If you want to expand into sketching, a small watercolors set and a water brush will fit in the same bag. Watercolor adds a dimension of observation that pencil alone cannot. Color requires you to make decisions about hue, saturation, and value that pencil marks do not demand. Those decisions train the same observational discipline in a different sensory domain. But start with words. Start with the protocol as written. Add media later, when the habit is established and the observation habit is solid. The discipline comes first. The tools come second.

Common Mistakes That Sabotage the Practice

The first mistake is treating nature journaling as a creative output rather than an observational practice. If your goal is to produce beautiful pages, you will hesitate to write, to sketch, to make mistakes, to cross things out. Your journal will become a performance of effort rather than a record of attention. The pages will look impressive and contain nothing useful. Commit to ugly pages. Commit to the wrong species identification that you correct three entries later. Commit to a sketch that looks nothing like the tree you were looking at. The ugly pages are where the learning happens.

The second mistake is journaling while walking. Observation and locomotion compete for cognitive resources. When you walk and write simultaneously, you get half of each. Find a spot. Sit down. Observe. Write. Then move to the next location if you need to cover ground. The protocol requires stillness. Stillness is uncomfortable for people who are used to consuming environments at walking speed. Sit with the discomfort. The observation quality improves dramatically once you stop moving.
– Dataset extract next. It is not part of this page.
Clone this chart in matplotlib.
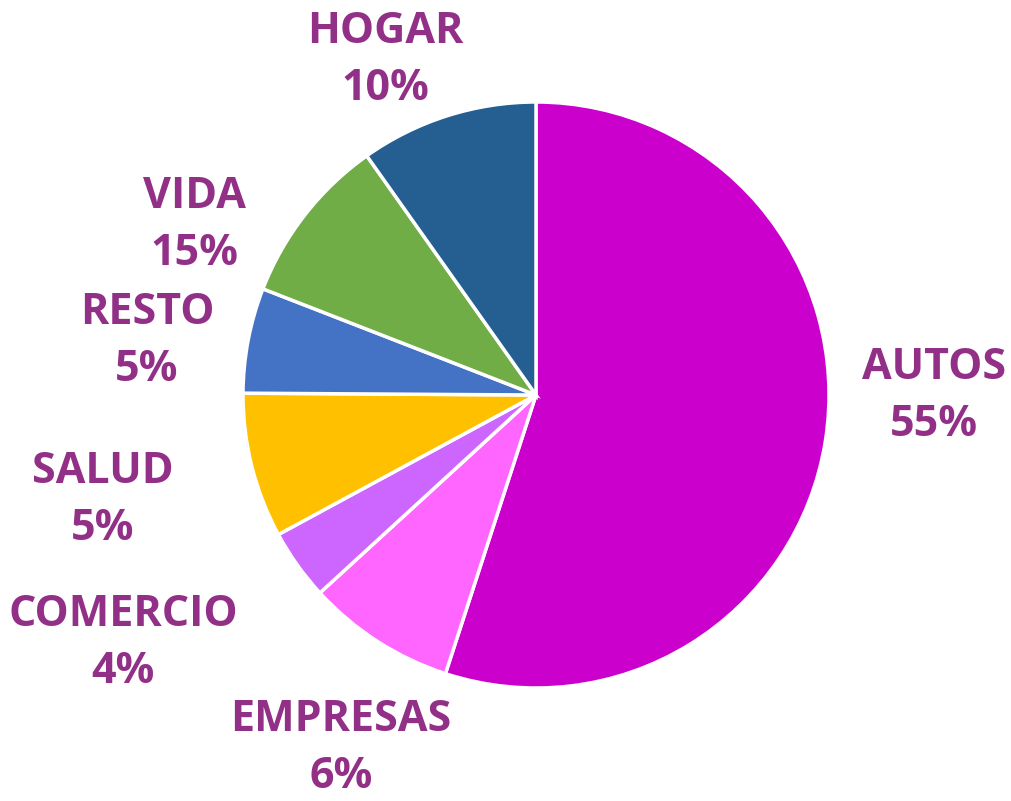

The third mistake is waiting for inspiration. The protocol does not require inspiration. It requires showing up and writing what you see. On days when nothing seems noteworthy, write that. "Today the trail was quiet. I saw no wildlife. The light was flat under overcast. The forest smelled of wet bark." That entry is data. It is the record of a day that contributed to the longitudinal picture. The days that feel empty are often the days that reveal patterns later when you compare them to other data points. You cannot know now which entry will matter in six months. Write everything.

What Changes After Thirty Days

Clients who follow this protocol consistently report three shifts within the first month. First, the quality of observation improves. You begin to see details that previously passed through your periphery unnoticed. The world becomes more textured and specific. Second, intrusive thinking decreases. The background noise of worry and rumination that typically fills idle moments becomes less persistent and less sticky. Third, a sense of place develops. You have a location or several locations that you know with an intimacy that did not exist before. This connection to place functions as an anchor for mental health in ways that are difficult to quantify but consistent enough across users to be considered a reliable outcome of the practice.

These shifts are not mystical. They are the result of sustained attentional training in a low-stress sensory environment. Your brain, which evolved to detect threats and navigate complex terrain, gets to do the work it was designed for. The screen-based cognitive patterns that dominate most daily lives are put on hold. The neural pathways that support present-moment observation strengthen with use. Your default mode network, the brain system most associated with mind wandering and self-referential thought, gets a rest. This is not a cure for anything. This is a practice that changes the conditions your brain operates in, and changed conditions produce changed outcomes.

Start today. Not tomorrow, not when the weather improves, not when you have the right notebook. Find a patch of ground outside your door, sit down, and write what you see. That is the protocol. The rest is repetition.